Chargeur universel : l'UE cherche encore la bonne voie
Publié par Clément Bohic le | Mis à jour le
La Commission européenne prend du retard dans sa tentative d'imposer un chargeur universel pour les téléphones mobiles. Des documents internes éclaircissent la situation.
Où en est l'Union européenne (UE) dans sa tentative d'imposer un chargeur universel pour les téléphones mobiles ? Il y a un an, les députés avaient largement voté une résolution dans ce sens. Elle enjoignait à la Commission européenne de prendre les mesures nécessaires pour le 30 juillet 2020 au plus tard. Toujours rien depuis.
La publication de documents internes laisse apparaître une nouvelle échéance : juillet 2021. Si le chantier a pris du retard, c'est notamment parce qu'un deuxième aspect s'est glissé dans la réflexion : le « découplage » des chargeurs.

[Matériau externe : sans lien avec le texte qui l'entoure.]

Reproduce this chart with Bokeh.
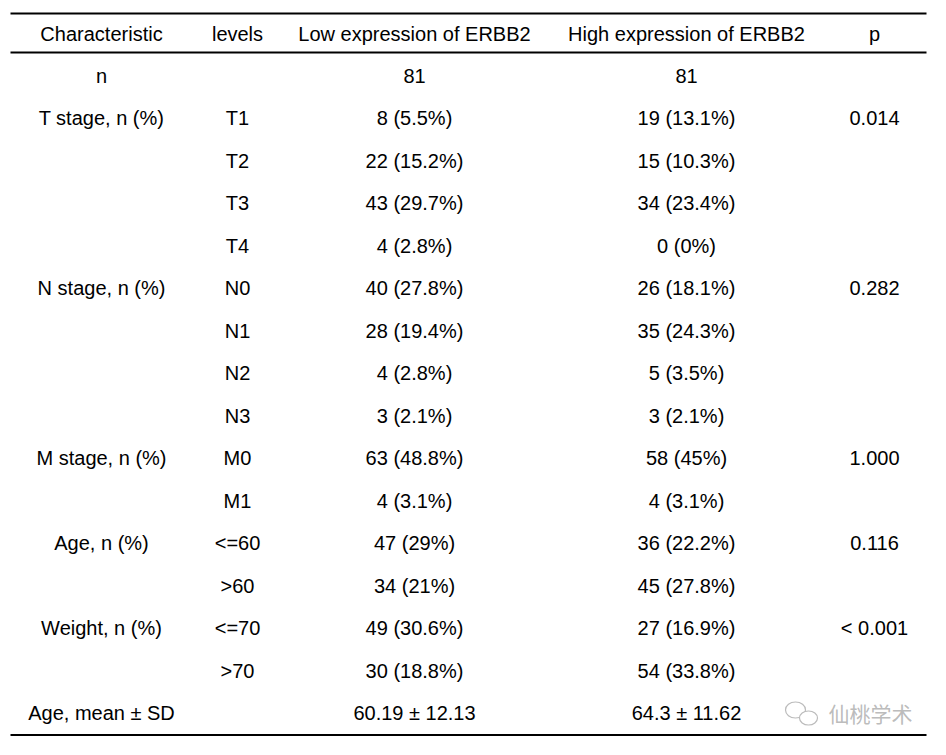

C'est-à-dire leur vente séparément des téléphones mobiles.
Études d'impact à l'appui, l'UE a considéré qu'imposer simplement une interface commune n'aurait d'effet que sur environ 20 % du marché. En l'occurrence, les iPhone, qui utilisent un connecteur Lightning.
Le Parlement lui-même avait appelé, avant la publication des études d'impact en question, à mêler les deux approches. Et à les coordonner avec le plan d'action européen pour une économie circulaire.

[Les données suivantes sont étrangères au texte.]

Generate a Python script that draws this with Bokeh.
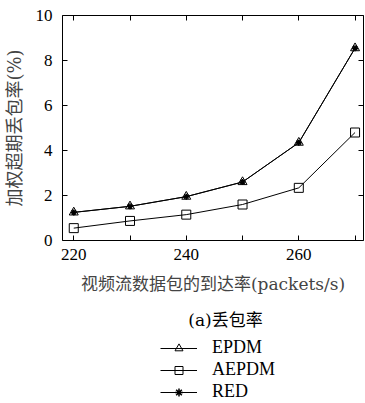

Sur le volet « chargeur universel », l'UE s'appuiera probablement sur la directive 2014/53 relative aux équipements radioélectriques. Pour la question du découplage, le levier semble devoir être la directive 2009/125 sur l'écoconception. Mais sa mise à contribution requerra des mesures complémentaires pour éviter une déferlante de chargeurs contrefaits et/ou non conformes aux normes. Et une campagne d'« évangélisation » auprès des consommateurs.
Chargeur universel : une épine nommée Apple
Pourquoi tout ce processus ? Parce que l'approche initiale ne fonctionne plus. C'était celle d'un mémorandum signé en 2009 avec l'industrie des téléphones mobiles. Les parties prenantes avaient accepté d'intégrer un connecteur USB 2.0 B Micro (micro-USB) aux produits qu'ils commercialiseraient à partir de 2011.
Même les constructeurs qui n'avaient pas rejoint la boucle avaient fini par prendre le pli, se félicite la Commission européenne. En trois ans, cela a permis, assure-t-elle, de réduire significativement le volume de chargeurs produits : entre 6 et 21 millions de moins.
Le mémorandum avait fait l'objet de deux renouvellements, avant d'expirer en 2014. À l'issue d'âpres négociations, l'industrie en avait soumis un nouveau en 2018, par l'intermédiaire de DigitalEurope. Mais la Commission européenne ne l'avait pas jugé satisfaisant. En particulier parce qu'il laissait la place à des connecteurs propriétaires. Au premier rang, le Lightning d'Apple, qui reste aujourd'hui la seule « anomalie », à l'heure où l'USB-C supplante l'USB-A.
Instruments fragiles
Bruxelles a par ailleurs des doutes sur la manière d'utiliser les leviers à sa disposition. L'article 3 de la directive de 2014 recommande que les équipements radio aient des accessoires interopérables, en particulier les chargeurs. Elle donne droit à la Commission européenne d'en faire une obligation, par acte délégué. Mais comme elle ne contient pas de définition du « chargeur commun », la validité d'un tel acte pourrait être contestée devant la CJUE.
Une solution consisterait à utiliser la voie « traditionnelle » pour amender la directive de 2014. Et permettre à la Commission d'insérer une définition dans son acte. Mais la procédure prendrait du temps. Et supposerait d'autres travaux. Entre autres pour spécifier des exclusions (équipements de test, implants cochléaires.).
Cette même voie « traditionnelle » pourrait être choisie pour la question du découplage. Autre possibilité pour éviter le même écueil qu'avec la directive de 2014 : adopter un acte dans le cadre des provisions pour le marché intérieur inscrites à l'article 114 du traité sur le fonctionnement de l'UE. Une procédure là aussi chronophage.